C. ging zum Studium der Malerei zunächst nach München, das damals als Kunststadt und Zentrum der Frauenbewegung galt. Ab Oktober 1906 war sie – noch unter dem Namen Amalie C. – Mitglied der dortigen Damen-Akademie des Künstlerinnen-Vereins. Die Damen-Akademie war zu jener Zeit, als Frauen an den meisten Kunstakademien nicht zum Studium zugelassen waren, ein Anziehungspunkt für zahlreiche junge Frauen aus dem In- und Ausland, die sich künstlerisch ausbilden lassen wollten. C.s Studienjahre an der Damen-Akademie sind von 1906/07 bis 1911/12 belegt. Ihr Lehrer dort war der Maler Max Feldbauer (1869-1948), bei dem sie sich erste Grundlagen aneignete; nachgewiesen ist etwa der Besuch in dessen Aktklasse im Sommersemester 1910.

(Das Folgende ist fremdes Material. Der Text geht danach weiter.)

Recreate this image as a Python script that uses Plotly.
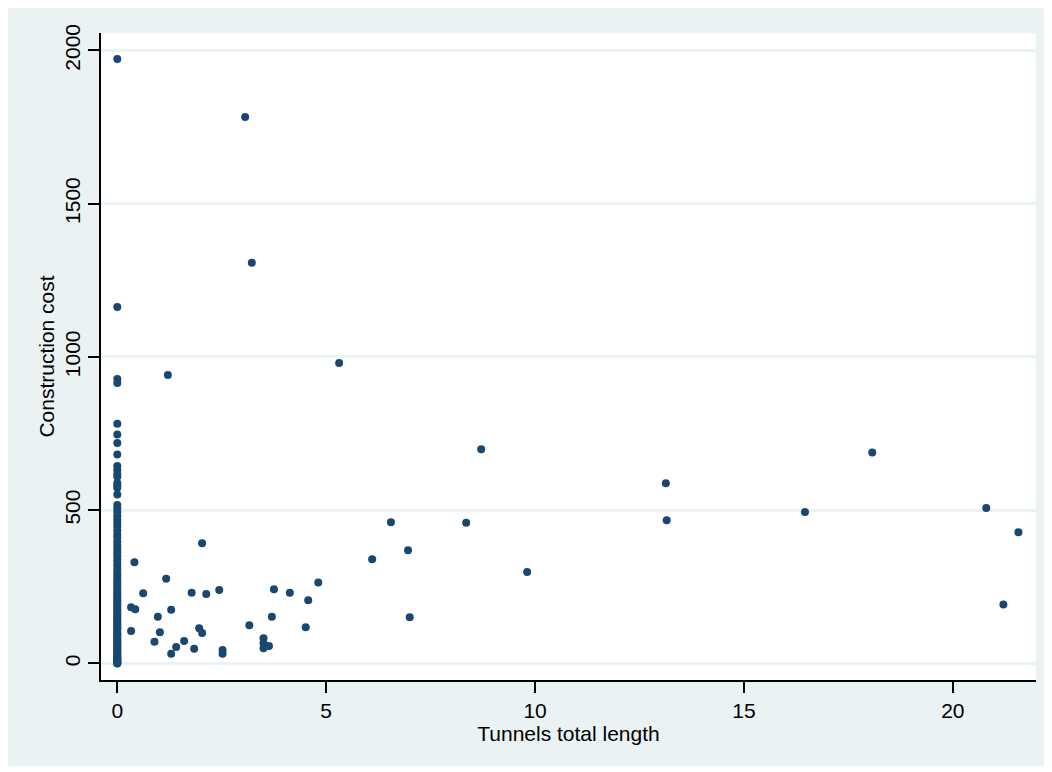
import plotly.graph_objects as go

# Points with zero tunnel length (x = 0)
zero_len_cost = [1972, 1163, 928, 915, 782, 747, 719, 682, 644, 631, 618, 609, 589, 581, 573, 551,
                 517, 506, 494, 481, 470, 458, 447, 434, 421, 411, 398, 386, 374, 363, 352, 341,
                 331, 320, 308, 297, 288, 279, 270, 262, 253, 246, 238, 231, 223, 216, 209, 202,
                 195, 188, 181, 174, 168, 161, 155, 149, 143, 137, 131, 125, 120, 114, 109, 103,
                 98, 93, 88, 83, 78, 73, 69, 64, 59, 55, 51, 46, 42, 38, 34, 30, 26, 23, 19, 16,
                 13, 10, 7, 5, 3, 1, 0]

# Points with positive tunnel length
tunnel_len = [3.06, 3.22, 5.31, 1.21, 8.71, 18.07, 13.13, 13.15, 16.46, 20.80, 6.55, 8.35, 21.57,
              6.96, 6.10, 9.81, 21.21, 7.00,
              2.03, 0.41, 1.17, 0.62, 1.78, 2.13, 2.44, 3.75, 4.13, 4.81, 4.57, 0.33, 0.43, 1.29,
              0.97, 3.70, 3.16, 4.51, 1.96, 2.03, 0.33, 1.02, 0.89, 1.60, 1.41, 1.84, 1.29, 2.52,
              2.52, 3.50, 3.50, 3.50, 3.63]
tunnel_cost = [1783, 1307, 980, 941, 699, 688, 588, 467, 494, 507, 461, 459, 428,
               369, 340, 298, 192, 151,
               392, 330, 276, 229, 231, 227, 240, 242, 231, 264, 206, 183, 177, 175,
               152, 152, 125, 118, 115, 99, 106, 102, 71, 73, 54, 48, 32, 44,
               32, 82, 66, 50, 57]

x_ticks = [0, 5, 10, 15, 20]
y_ticks = [0, 500, 1000, 1500, 2000]

x_vals = [0.0] * len(zero_len_cost) + tunnel_len
y_vals = zero_len_cost + tunnel_cost

FONT = "Liberation Sans, Arial, sans-serif"
BG = "#EAF2F3"
NAVY = "#1a476f"

fig = go.Figure()
fig.add_trace(go.Scatter(
    x=x_vals, y=y_vals, mode="markers",
    marker=dict(color=NAVY, size=8, line=dict(width=0)),
    showlegend=False,
))

fig.update_layout(
    width=1052, height=772,
    paper_bgcolor="white", plot_bgcolor="white",
    margin=dict(l=93, r=24, t=25, b=100, pad=0, autoexpand=False),
    font=dict(family=FONT, size=21, color="black"),
    shapes=[
        dict(type="rect", xref="paper", yref="paper", x0=-0.11, x1=1.0107, y0=-0.1329, y1=1.06,
             fillcolor=BG, line=dict(width=0), layer="below"),
        dict(type="rect", xref="paper", yref="paper", x0=0, x1=1, y0=0, y1=1,
             fillcolor="white", line=dict(width=0), layer="below"),
    ],
    xaxis=dict(
        range=[-0.39, 21.99], tickmode="array", tickvals=x_ticks,
        showgrid=False, zeroline=False, automargin=False,
        showline=True, linecolor="black", linewidth=1.5,
        ticks="outside", ticklen=11, tickwidth=1.5, tickcolor="black",
        tickfont=dict(family=FONT, size=21, color="black"),
        title=dict(text="Tunnels total length", font=dict(family=FONT, size=21, color="black"), standoff=0),
    ),
    yaxis=dict(
        range=[-54, 2057], tickmode="array", tickvals=y_ticks, tickangle=-90,
        showgrid=True, gridcolor=BG, gridwidth=2.5, zeroline=False, automargin=False,
        showline=True, linecolor="black", linewidth=1.5,
        ticks="outside", ticklen=11, tickwidth=1.5, tickcolor="black",
        tickfont=dict(family=FONT, size=21, color="black"),
        title=dict(text="Construction cost", font=dict(family=FONT, size=21, color="black"), standoff=0),
    ),
)

fig.write_html("out.html")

Bis zum Ende des Ersten Weltkriegs hielt sich C. außer in Ffm. vor allem in Spanien. In den frühen 1920er Jahren kam C. nach Paris, wo bereits ihr Bruder Robert C. als Kaufmann lebte. Sie wohnte in der zentral gelegenen Rue Corneille und in einem Stadtpalais in der Rue Saint Jacques, wovon ihr „Selbstbildnis“ zeugt, das sie rückseitig mit der Adresse („151, Rue S. Jacques“) bezeichnete (undatiert; Verbleib unbekannt). Sie verkehrte in den Kreisen von Pablo Picasso (1881-1973) und Henri Matisse (1869-1954), mit denen sie persönlich bekannt gewesen sein soll, und in diesem Umfeld setzte sie ihre – sicherlich private – künstlerische Ausbildung fort: bei dem französischen Maler Othon Friesz (1879-1949) und vor allem bei dem niederländischen Maler Kees van Dongen (1877-1968), der zu dem fauvistischen Kreis um Picasso, Matisse und Braque zählte, zeitgleich aber auch mit den deutschen Expressionisten der Künstlergemeinschaft „Brücke“ ausstellte. Vor allem die Porträts des damals schon ziemlich bekannten Avantgardisten mit der Tendenz zur Provokation zeigen in ihrer ausdrucksvollen Farbigkeit den großen Einfluss auf die Werke seiner Schülerin.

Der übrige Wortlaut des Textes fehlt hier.